For those who are interested in using OpenPAS as a Java library, OpenPAS works through various interfaces which are fully documented. Each interface has at least one implementation, and implementation classes are provided by a factory. The OpenPAS Java module is the gateway to most publicly available functionality. The best place to get acquainted with the use of OpenPAS as a library is to look at the examples in the source tree and the Javadocs.
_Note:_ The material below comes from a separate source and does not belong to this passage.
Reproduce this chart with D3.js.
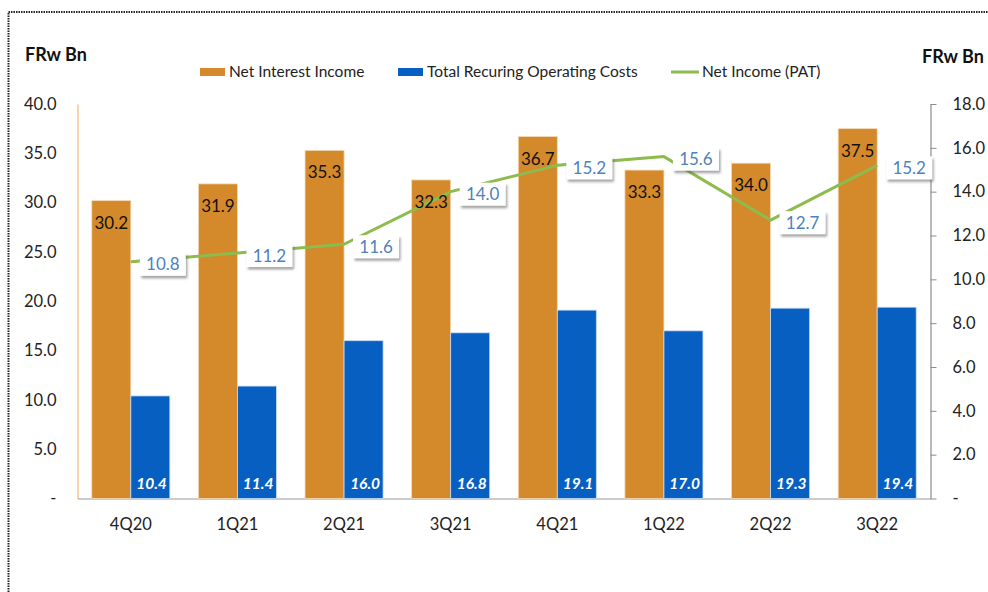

There are over 100 unit test cases (which in turn may contain many tests themselves) in OpenPAS. These contain a wealth of possible uses inside OpenPAS, but a lot of this focuses on the implementation of the library with visibility to the internals and may not be entirely relevant to a user of the OpenPAS library.

## Conclusion

This introductory article seeks to provide an initial taste of what PAS and OpenPAS have to offer. We have seen the main concepts of PAS and how they are represented in OpenPAS. There was more focus on PASC which is the PAS console and script runtime, but it is also possible to use OpenPAS as a Java library.

We have looked at simle and small problems because they are easier to understand intuitively. But PAS becomes useful in dealing with cases where the number of assumptions involved goes much higher than a handful. Note that the underlying problem of computing the probability of a DNF sentence is exponential with the number of unique literals involved. This means that the performance aspect of any PAS library is critical. We have not look at the performance aspect here, but relevant topics such as efficient sum of disjoint products algorithms, use of BDDs, or use of approximations is a central concern for PAS (and OpenPAS).

Topics like effective use of PAS for real-world problems, ways of considering and using contradiction as a tool, gaining better insights into logical arguments for a hypothesis (in addition to the dsp value), or ways of dealing with very large PAS instances using approximations remain unexplored.